#### [Task brief]
Reproduce exactly the lines starting at the line that contains "Convert this chart to matplotlib code." and ending at the line that contains "textprops=dict(color='white', fontsize=17))". Omit pictures.

#### [Given data]
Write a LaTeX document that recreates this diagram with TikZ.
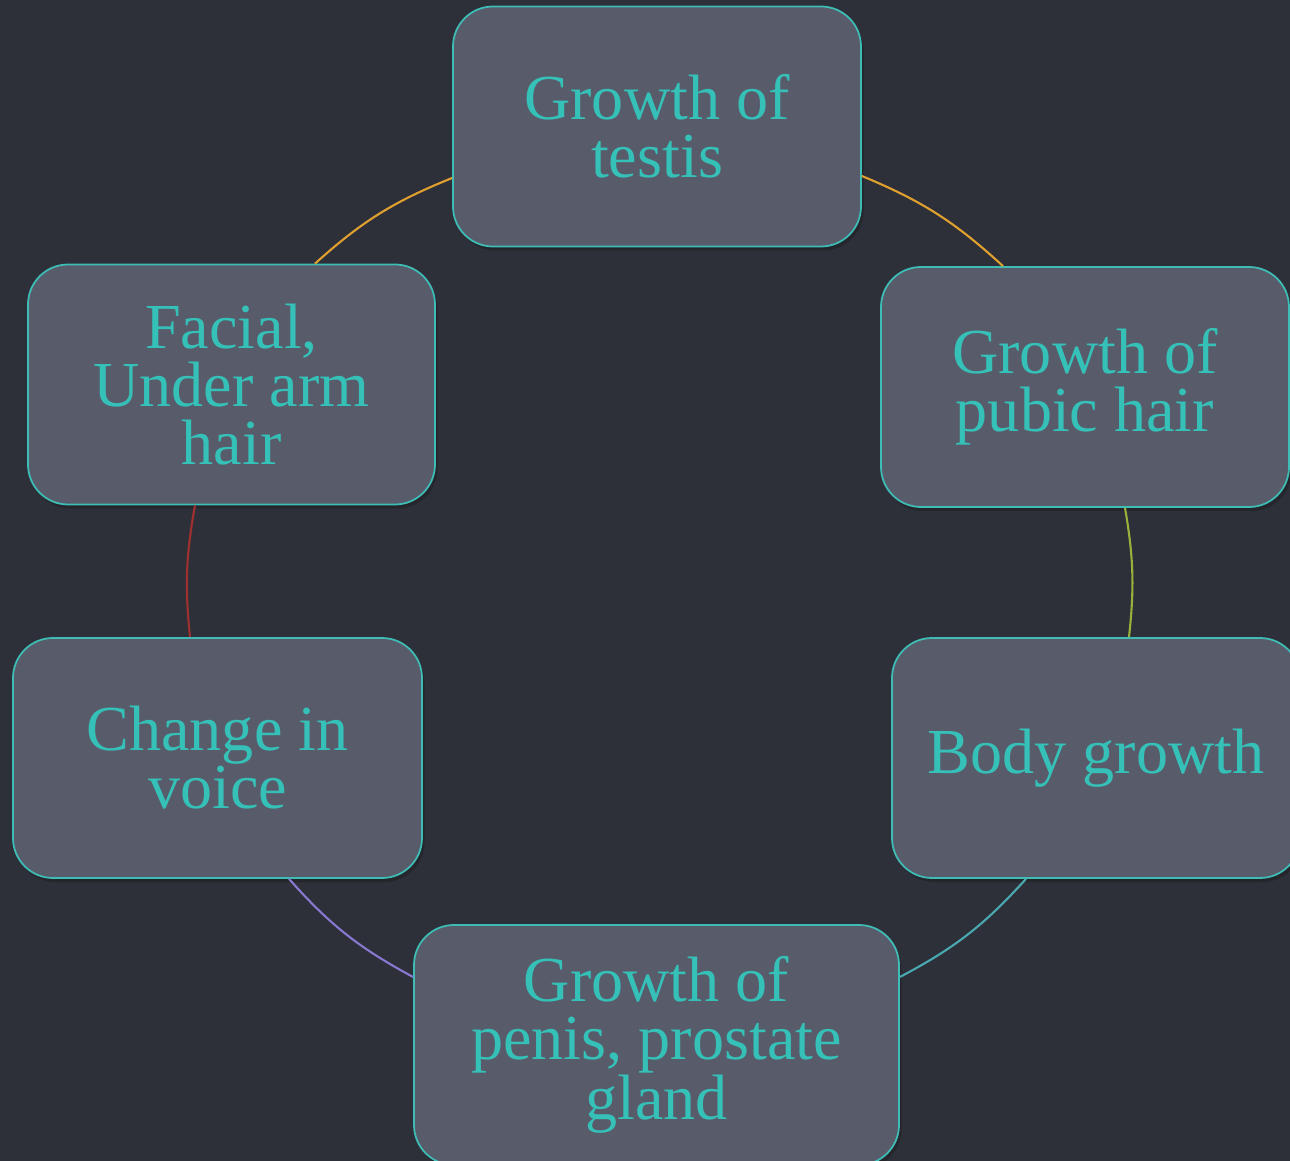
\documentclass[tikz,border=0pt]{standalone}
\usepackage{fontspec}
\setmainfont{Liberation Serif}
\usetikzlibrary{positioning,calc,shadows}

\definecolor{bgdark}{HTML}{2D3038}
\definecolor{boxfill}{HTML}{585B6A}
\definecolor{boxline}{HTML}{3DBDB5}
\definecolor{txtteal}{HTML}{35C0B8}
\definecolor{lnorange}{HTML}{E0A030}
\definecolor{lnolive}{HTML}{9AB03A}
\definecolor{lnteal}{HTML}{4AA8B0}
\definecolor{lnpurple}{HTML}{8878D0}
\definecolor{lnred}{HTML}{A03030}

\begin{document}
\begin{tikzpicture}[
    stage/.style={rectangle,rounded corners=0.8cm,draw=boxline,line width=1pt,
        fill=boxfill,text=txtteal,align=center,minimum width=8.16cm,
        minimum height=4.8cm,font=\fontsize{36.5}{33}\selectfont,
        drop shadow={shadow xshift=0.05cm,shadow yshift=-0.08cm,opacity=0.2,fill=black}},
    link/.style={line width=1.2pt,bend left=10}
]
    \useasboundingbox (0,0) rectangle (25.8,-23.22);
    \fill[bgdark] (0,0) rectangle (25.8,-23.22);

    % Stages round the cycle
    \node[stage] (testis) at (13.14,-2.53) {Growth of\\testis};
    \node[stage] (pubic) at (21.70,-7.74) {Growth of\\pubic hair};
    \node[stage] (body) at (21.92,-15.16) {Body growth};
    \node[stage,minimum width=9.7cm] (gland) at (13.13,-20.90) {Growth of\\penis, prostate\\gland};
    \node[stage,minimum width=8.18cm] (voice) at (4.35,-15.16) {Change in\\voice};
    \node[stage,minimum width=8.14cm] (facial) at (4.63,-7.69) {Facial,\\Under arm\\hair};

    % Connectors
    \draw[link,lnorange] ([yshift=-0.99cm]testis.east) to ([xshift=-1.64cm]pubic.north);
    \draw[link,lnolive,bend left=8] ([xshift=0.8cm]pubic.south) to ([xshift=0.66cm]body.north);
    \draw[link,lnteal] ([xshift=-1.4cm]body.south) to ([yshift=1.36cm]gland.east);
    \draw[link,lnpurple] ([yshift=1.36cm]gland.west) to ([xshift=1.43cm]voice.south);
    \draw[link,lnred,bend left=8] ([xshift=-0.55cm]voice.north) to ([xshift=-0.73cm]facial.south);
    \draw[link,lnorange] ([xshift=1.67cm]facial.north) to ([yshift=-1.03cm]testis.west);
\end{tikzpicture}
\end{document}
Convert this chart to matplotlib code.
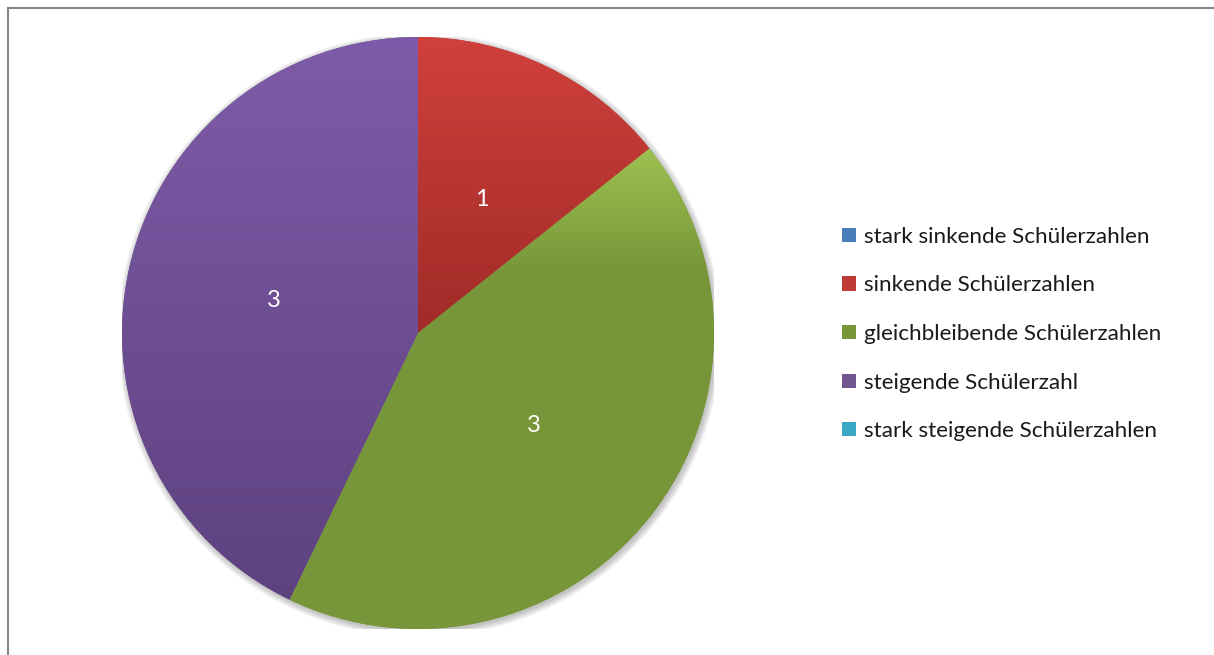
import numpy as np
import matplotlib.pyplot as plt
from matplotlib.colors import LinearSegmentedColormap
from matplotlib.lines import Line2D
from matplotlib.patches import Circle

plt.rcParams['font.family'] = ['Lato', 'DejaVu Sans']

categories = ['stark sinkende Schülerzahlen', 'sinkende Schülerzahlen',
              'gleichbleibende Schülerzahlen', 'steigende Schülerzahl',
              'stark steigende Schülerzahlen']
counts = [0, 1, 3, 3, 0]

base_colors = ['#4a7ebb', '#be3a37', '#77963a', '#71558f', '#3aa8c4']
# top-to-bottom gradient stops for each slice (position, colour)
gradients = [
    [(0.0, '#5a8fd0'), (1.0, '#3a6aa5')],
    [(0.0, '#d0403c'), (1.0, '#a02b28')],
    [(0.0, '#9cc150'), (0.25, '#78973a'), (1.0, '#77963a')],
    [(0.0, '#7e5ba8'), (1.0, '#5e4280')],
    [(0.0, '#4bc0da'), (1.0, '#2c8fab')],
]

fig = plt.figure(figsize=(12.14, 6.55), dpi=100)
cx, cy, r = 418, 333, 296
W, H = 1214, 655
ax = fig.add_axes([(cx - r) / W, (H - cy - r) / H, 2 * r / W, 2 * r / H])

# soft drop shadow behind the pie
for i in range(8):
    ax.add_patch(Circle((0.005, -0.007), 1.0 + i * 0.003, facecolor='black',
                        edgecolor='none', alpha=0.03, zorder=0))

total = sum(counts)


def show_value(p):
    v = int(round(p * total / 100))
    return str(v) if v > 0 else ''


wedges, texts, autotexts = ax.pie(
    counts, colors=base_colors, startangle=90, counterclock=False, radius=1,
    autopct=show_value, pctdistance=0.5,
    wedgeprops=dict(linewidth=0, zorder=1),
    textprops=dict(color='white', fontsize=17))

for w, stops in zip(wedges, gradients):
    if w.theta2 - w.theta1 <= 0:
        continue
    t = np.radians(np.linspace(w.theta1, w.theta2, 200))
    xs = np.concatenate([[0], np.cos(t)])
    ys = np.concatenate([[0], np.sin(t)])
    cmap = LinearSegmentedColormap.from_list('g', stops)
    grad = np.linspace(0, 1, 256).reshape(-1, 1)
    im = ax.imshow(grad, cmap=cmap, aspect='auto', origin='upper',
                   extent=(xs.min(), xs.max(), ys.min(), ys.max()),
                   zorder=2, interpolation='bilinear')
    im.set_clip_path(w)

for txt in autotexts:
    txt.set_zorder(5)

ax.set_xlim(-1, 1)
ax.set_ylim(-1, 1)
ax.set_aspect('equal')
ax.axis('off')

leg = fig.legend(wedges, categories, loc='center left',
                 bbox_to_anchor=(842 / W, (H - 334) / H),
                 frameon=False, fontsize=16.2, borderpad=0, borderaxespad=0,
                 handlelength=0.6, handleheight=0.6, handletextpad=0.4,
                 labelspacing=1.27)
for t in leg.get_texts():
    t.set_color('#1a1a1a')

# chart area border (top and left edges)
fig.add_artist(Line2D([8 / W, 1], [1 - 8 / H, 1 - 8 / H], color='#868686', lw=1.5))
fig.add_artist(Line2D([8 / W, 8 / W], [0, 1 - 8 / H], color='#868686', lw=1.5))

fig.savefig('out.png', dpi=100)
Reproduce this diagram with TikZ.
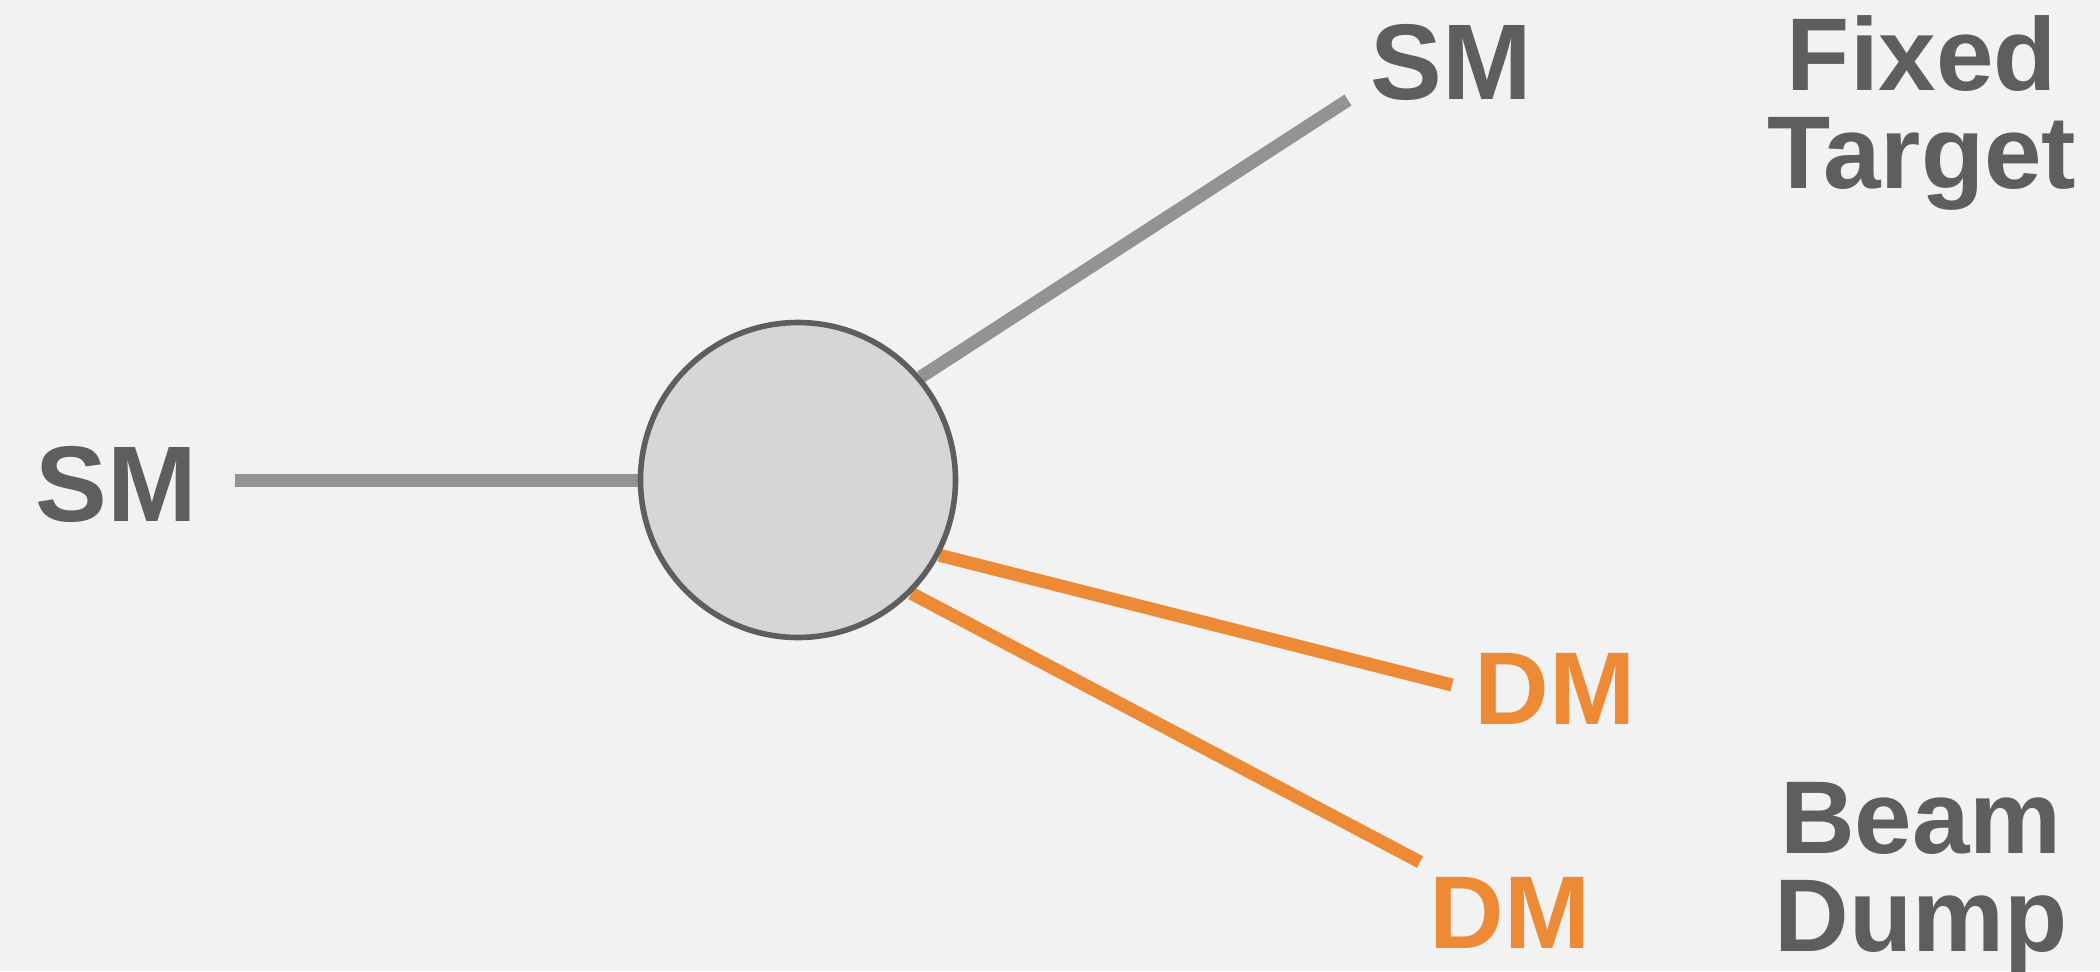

#### [Answer to the task]
Convert this chart to matplotlib code.
import numpy as np
import matplotlib.pyplot as plt
from matplotlib.colors import LinearSegmentedColormap
from matplotlib.lines import Line2D
from matplotlib.patches import Circle

plt.rcParams['font.family'] = ['Lato', 'DejaVu Sans']

categories = ['stark sinkende Schülerzahlen', 'sinkende Schülerzahlen',
              'gleichbleibende Schülerzahlen', 'steigende Schülerzahl',
              'stark steigende Schülerzahlen']
counts = [0, 1, 3, 3, 0]

base_colors = ['#4a7ebb', '#be3a37', '#77963a', '#71558f', '#3aa8c4']
# top-to-bottom gradient stops for each slice (position, colour)
gradients = [
    [(0.0, '#5a8fd0'), (1.0, '#3a6aa5')],
    [(0.0, '#d0403c'), (1.0, '#a02b28')],
    [(0.0, '#9cc150'), (0.25, '#78973a'), (1.0, '#77963a')],
    [(0.0, '#7e5ba8'), (1.0, '#5e4280')],
    [(0.0, '#4bc0da'), (1.0, '#2c8fab')],
]

fig = plt.figure(figsize=(12.14, 6.55), dpi=100)
cx, cy, r = 418, 333, 296
W, H = 1214, 655
ax = fig.add_axes([(cx - r) / W, (H - cy - r) / H, 2 * r / W, 2 * r / H])

# soft drop shadow behind the pie
for i in range(8):
    ax.add_patch(Circle((0.005, -0.007), 1.0 + i * 0.003, facecolor='black',
                        edgecolor='none', alpha=0.03, zorder=0))

total = sum(counts)


def show_value(p):
    v = int(round(p * total / 100))
    return str(v) if v > 0 else ''


wedges, texts, autotexts = ax.pie(
    counts, colors=base_colors, startangle=90, counterclock=False, radius=1,
    autopct=show_value, pctdistance=0.5,
    wedgeprops=dict(linewidth=0, zorder=1),
    textprops=dict(color='white', fontsize=17))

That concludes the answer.